## Start Source data

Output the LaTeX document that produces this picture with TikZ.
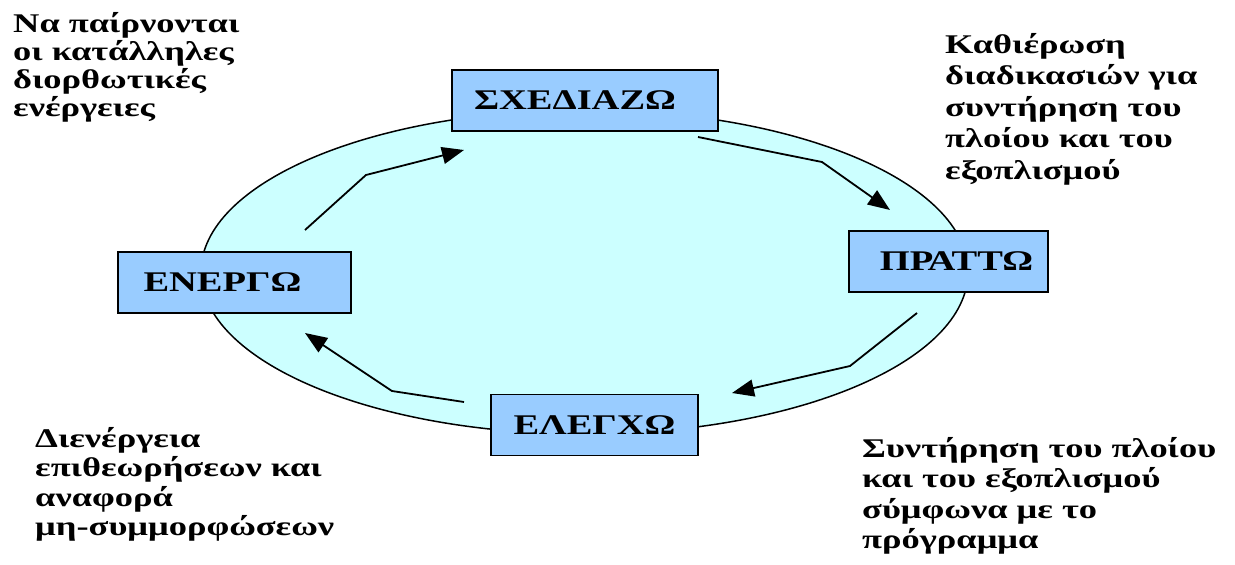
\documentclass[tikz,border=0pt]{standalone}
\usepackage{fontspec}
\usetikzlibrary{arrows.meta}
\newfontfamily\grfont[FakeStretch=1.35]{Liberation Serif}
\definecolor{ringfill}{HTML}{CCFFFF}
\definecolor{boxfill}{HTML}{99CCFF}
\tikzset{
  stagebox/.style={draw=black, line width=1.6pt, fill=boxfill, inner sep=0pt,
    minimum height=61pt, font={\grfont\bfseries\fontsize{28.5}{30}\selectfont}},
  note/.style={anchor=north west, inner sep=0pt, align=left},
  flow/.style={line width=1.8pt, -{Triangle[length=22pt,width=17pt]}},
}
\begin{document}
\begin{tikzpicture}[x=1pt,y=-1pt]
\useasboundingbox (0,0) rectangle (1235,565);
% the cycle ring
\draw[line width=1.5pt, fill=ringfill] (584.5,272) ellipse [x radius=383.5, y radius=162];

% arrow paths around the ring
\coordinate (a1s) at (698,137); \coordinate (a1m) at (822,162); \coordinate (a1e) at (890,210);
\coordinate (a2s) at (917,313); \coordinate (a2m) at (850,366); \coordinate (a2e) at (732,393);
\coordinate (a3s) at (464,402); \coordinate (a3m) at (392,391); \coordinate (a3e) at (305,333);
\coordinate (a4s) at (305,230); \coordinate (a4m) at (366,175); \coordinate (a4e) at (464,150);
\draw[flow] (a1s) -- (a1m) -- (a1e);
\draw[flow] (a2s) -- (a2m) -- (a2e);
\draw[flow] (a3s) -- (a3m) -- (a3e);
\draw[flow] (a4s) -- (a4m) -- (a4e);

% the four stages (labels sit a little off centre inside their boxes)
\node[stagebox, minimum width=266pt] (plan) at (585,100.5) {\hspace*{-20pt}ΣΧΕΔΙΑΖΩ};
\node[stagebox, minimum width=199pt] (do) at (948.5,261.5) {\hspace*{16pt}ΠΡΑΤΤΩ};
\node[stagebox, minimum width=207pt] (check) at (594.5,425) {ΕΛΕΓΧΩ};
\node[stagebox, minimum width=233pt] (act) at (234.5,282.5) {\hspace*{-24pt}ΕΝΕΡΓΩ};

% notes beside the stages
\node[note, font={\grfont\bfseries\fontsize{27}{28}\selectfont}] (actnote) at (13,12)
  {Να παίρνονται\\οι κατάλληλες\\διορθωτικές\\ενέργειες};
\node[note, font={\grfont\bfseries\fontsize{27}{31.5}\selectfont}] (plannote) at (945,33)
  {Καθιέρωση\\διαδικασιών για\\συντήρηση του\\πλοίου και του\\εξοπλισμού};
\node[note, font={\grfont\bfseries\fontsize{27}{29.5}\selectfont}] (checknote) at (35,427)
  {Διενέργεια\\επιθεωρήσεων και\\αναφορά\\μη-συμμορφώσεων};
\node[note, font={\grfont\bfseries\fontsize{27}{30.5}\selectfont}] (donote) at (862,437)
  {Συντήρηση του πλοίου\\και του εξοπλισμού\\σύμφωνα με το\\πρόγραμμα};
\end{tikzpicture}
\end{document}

## End Source data

- Instructions to follow
Go through the listing above and write it all out exactly, leaving out any picture.

- Finished answer
Output the LaTeX document that produces this picture with TikZ.
\documentclass[tikz,border=0pt]{standalone}
\usepackage{fontspec}
\usetikzlibrary{arrows.meta}
\newfontfamily\grfont[FakeStretch=1.35]{Liberation Serif}
\definecolor{ringfill}{HTML}{CCFFFF}
\definecolor{boxfill}{HTML}{99CCFF}
\tikzset{
  stagebox/.style={draw=black, line width=1.6pt, fill=boxfill, inner sep=0pt,
    minimum height=61pt, font={\grfont\bfseries\fontsize{28.5}{30}\selectfont}},
  note/.style={anchor=north west, inner sep=0pt, align=left},
  flow/.style={line width=1.8pt, -{Triangle[length=22pt,width=17pt]}},
}
\begin{document}
\begin{tikzpicture}[x=1pt,y=-1pt]
\useasboundingbox (0,0) rectangle (1235,565);
% the cycle ring
\draw[line width=1.5pt, fill=ringfill] (584.5,272) ellipse [x radius=383.5, y radius=162];

% arrow paths around the ring
\coordinate (a1s) at (698,137); \coordinate (a1m) at (822,162); \coordinate (a1e) at (890,210);
\coordinate (a2s) at (917,313); \coordinate (a2m) at (850,366); \coordinate (a2e) at (732,393);
\coordinate (a3s) at (464,402); \coordinate (a3m) at (392,391); \coordinate (a3e) at (305,333);
\coordinate (a4s) at (305,230); \coordinate (a4m) at (366,175); \coordinate (a4e) at (464,150);
\draw[flow] (a1s) -- (a1m) -- (a1e);
\draw[flow] (a2s) -- (a2m) -- (a2e);
\draw[flow] (a3s) -- (a3m) -- (a3e);
\draw[flow] (a4s) -- (a4m) -- (a4e);

% the four stages (labels sit a little off centre inside their boxes)
\node[stagebox, minimum width=266pt] (plan) at (585,100.5) {\hspace*{-20pt}ΣΧΕΔΙΑΖΩ};
\node[stagebox, minimum width=199pt] (do) at (948.5,261.5) {\hspace*{16pt}ΠΡΑΤΤΩ};
\node[stagebox, minimum width=207pt] (check) at (594.5,425) {ΕΛΕΓΧΩ};
\node[stagebox, minimum width=233pt] (act) at (234.5,282.5) {\hspace*{-24pt}ΕΝΕΡΓΩ};

% notes beside the stages
\node[note, font={\grfont\bfseries\fontsize{27}{28}\selectfont}] (actnote) at (13,12)
  {Να παίρνονται\\οι κατάλληλες\\διορθωτικές\\ενέργειες};
\node[note, font={\grfont\bfseries\fontsize{27}{31.5}\selectfont}] (plannote) at (945,33)
  {Καθιέρωση\\διαδικασιών για\\συντήρηση του\\πλοίου και του\\εξοπλισμού};
\node[note, font={\grfont\bfseries\fontsize{27}{29.5}\selectfont}] (checknote) at (35,427)
  {Διενέργεια\\επιθεωρήσεων και\\αναφορά\\μη-συμμορφώσεων};
\node[note, font={\grfont\bfseries\fontsize{27}{30.5}\selectfont}] (donote) at (862,437)
  {Συντήρηση του πλοίου\\και του εξοπλισμού\\σύμφωνα με το\\πρόγραμμα};
\end{tikzpicture}
\end{document}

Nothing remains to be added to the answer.